GHC code contains places where warnings are reported the same way I've done it. More or less all of RTS does the same thing too. And this problem is an RTS-related one.

And yeah, you mostly can't selectively disable RTS warnings, and I don't think we need a separate warning flag here too. Yes, I've introduced it, but I'm absolutely not happy about this.

int-index added inline comments.Mon, Oct 22, 11:21 AM
compiler/ghci/Linker.hs
1406

which contains SrcSpan, which is meaningless here

We have noSrcSpan for this.

GHC code contains places where warnings are reported the same way I've done it.

Is there a reason for this? Maybe we should update these other places to use printBagOfErrors too, as it has superior formatting?

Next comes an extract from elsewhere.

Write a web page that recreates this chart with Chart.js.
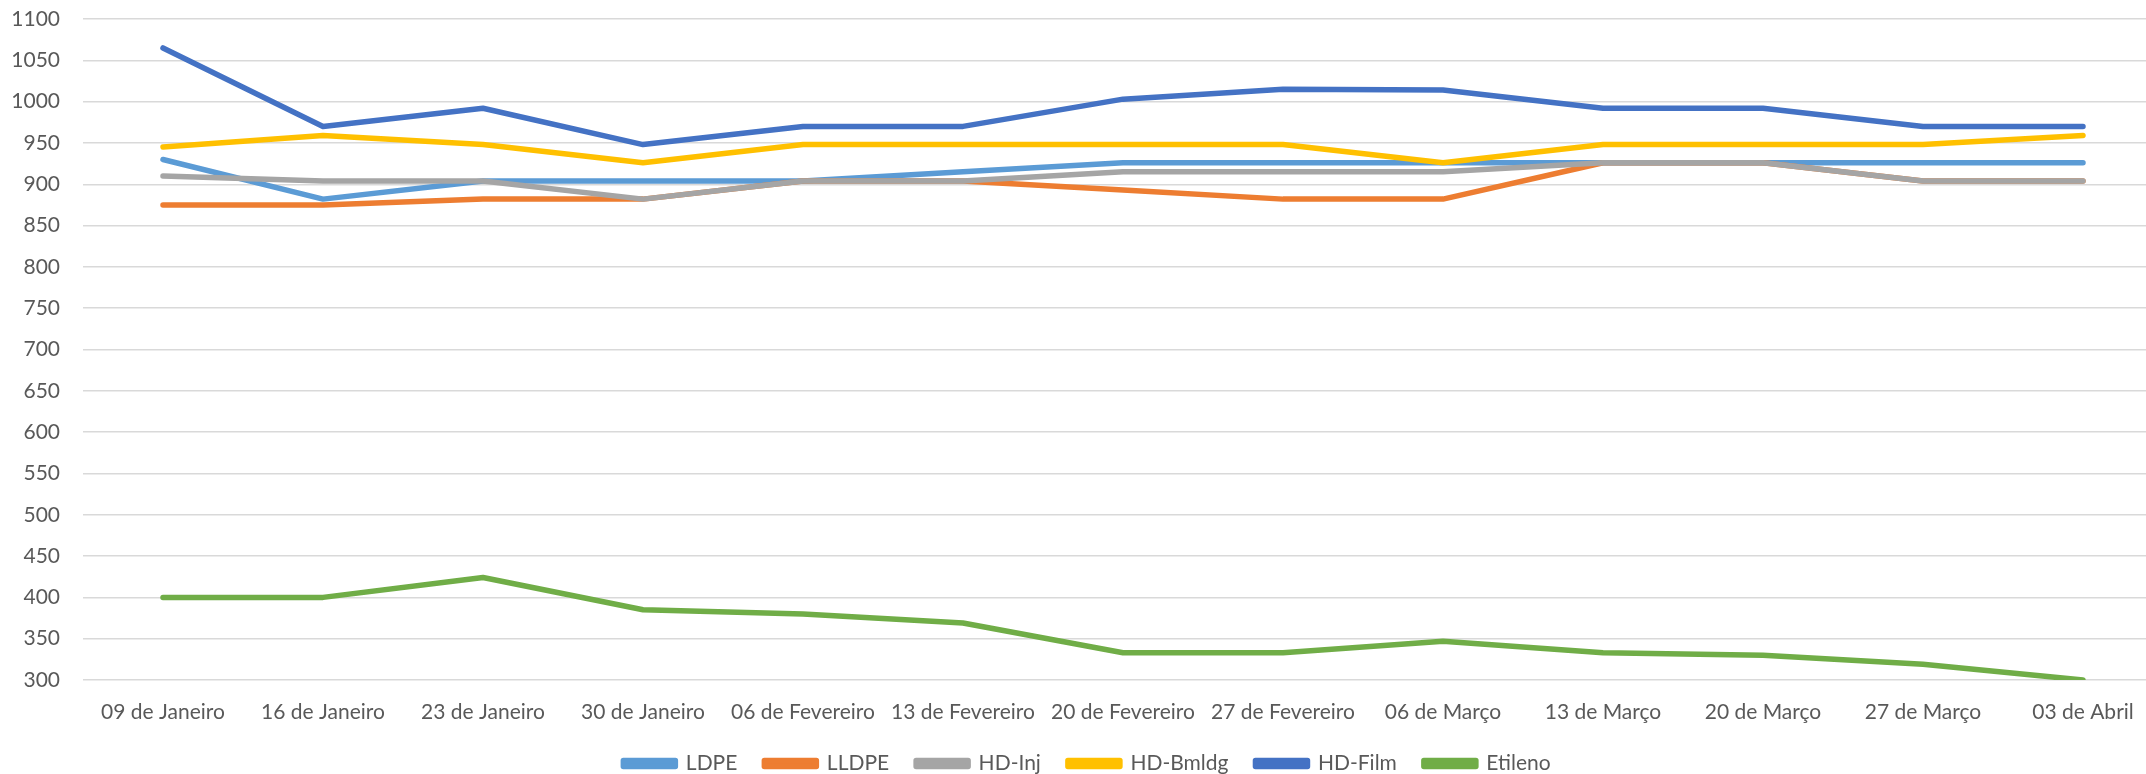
<!DOCTYPE html>
<html>
<head>
<meta charset="utf-8">
<script src="https://cdn.jsdelivr.net/npm/chart.js@4.4.1/dist/chart.umd.min.js"></script>
<style>
    html, body { margin: 0; padding: 0; background: #fff; overflow: hidden; }
    #wrap { width: 2166px; height: 774px; }
</style>
</head>
<body>
<div id="wrap"><canvas id="chart" width="2166" height="774"></canvas></div>
<script>
const weeks = ["09 de Janeiro", "16 de Janeiro", "23 de Janeiro", "30 de Janeiro", "06 de Fevereiro",
    "13 de Fevereiro", "20 de Fevereiro", "27 de Fevereiro", "06 de Março", "13 de Março",
    "20 de Março", "27 de Março", "03 de Abril"];

const ldpe    = [930, 882, 904, 904, 904, 915, 926, 926, 926, 926, 926, 926, 926];
const lldpe   = [875, 875, 882, 882, 904, 904, 893, 882, 882, 926, 926, 904, 904];
const hdInj   = [910, 904, 904, 882, 904, 904, 915, 915, 915, 926, 926, 904, 904];
const hdBmldg = [945, 959, 948, 926, 948, 948, 948, 948, 926, 948, 948, 948, 959];
const hdFilm  = [1065, 970, 992, 948, 970, 970, 1003, 1015, 1014, 992, 992, 970, 970];
const etileno = [400, 400, 424, 385, 380, 369, 333, 333, 347, 333, 330, 319, 300];

const yMin = 300;
const yMax = 1100;
const yStep = 50;

const textColor = "#595959";
const font = { family: "Lato", size: 21 };

// excel draws later series on top, chart.js draws lower order on top
function series(label, data, color, order) {
    return {
        label,
        data,
        borderColor: color,
        backgroundColor: color,
        borderWidth: 5.5,
        borderCapStyle: "round",
        borderJoinStyle: "round",
        pointRadius: 0,
        pointHoverRadius: 0,
        tension: 0,
        fill: false,
        order
    };
}

new Chart(document.getElementById("chart"), {
    type: "line",
    data: {
        labels: weeks,
        datasets: [
            series("LDPE", ldpe, "#5B9BD5", 6),
            series("LLDPE", lldpe, "#ED7D31", 5),
            series("HD-Inj", hdInj, "#A5A5A5", 4),
            series("HD-Bmldg", hdBmldg, "#FFC000", 3),
            series("HD-Film", hdFilm, "#4472C4", 2),
            series("Etileno", etileno, "#70AD47", 1)
        ]
    },
    options: {
        responsive: false,
        animation: false,
        devicePixelRatio: 1,
        layout: { padding: { left: 11, right: 3, top: 19, bottom: -10 } },
        scales: {
            x: {
                offset: true,
                grid: { display: false, drawTicks: false },
                border: { display: false },
                ticks: { color: textColor, font, padding: 20, maxRotation: 0, minRotation: 0, autoSkip: false },
                afterFit: (scale) => { scale.height = 46; }
            },
            y: {
                min: yMin,
                max: yMax,
                grid: { color: "#d9d9d9", lineWidth: 1.5, drawTicks: false },
                border: { display: false },
                ticks: { color: textColor, font, padding: 23, stepSize: yStep, callback: (v) => String(v) },
                afterFit: (scale) => {
                    scale.width = 72;
                    scale.paddingTop = 0;
                    scale.paddingBottom = 0;
                }
            }
        },
        plugins: {
            legend: {
                position: "bottom",
                labels: {
                    color: textColor,
                    font,
                    boxWidth: 52,
                    boxHeight: 6,
                    padding: 27,
                    sort: (a, b) => a.datasetIndex - b.datasetIndex
                }
            },
            tooltip: { enabled: false }
        }
    }
});
</script>
</body>
</html>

I don't think we need a separate warning flag here too. Yes, I've introduced it, but I'm absolutely not happy about this.

Why?

awson added inline comments.Mon, Oct 22, 2:09 PM
compiler/ghci/Linker.hs
1406

Thanks for noSrcSpan suggestion.

Regarding the warning flag: this patch should mostly satisfy those who don't care. Things crashed before this patch and stopped crashing after.

There is no much difference between supplying an extra command-line option (disable the warning) or setting some environment variable (e.g. allowing the linker to finally find the problematic shared library).

Thus, if you care, you simply devise a workaround, like e.g. NixOS does.

int-index added inline comments.Mon, Oct 22, 2:45 PM
compiler/ghci/Linker.hs
1406

Seeing that this patch does not solve the actual issue and there are cases when linking still fails, I can see why you don't want a flag to disable this warning – so that users are inclined to set up their build environment properly.

My suggestion to add the flag was coming from a misconception that this fix is sufficient in all cases and could be used on NixOS instead of the LD_LIBRARY_PATH hack.

awson added inline comments.Mon, Oct 22, 2:56 PM
compiler/ghci/Linker.hs
1406

Pretty much this, but still the patch solves the cases the ticket mentions.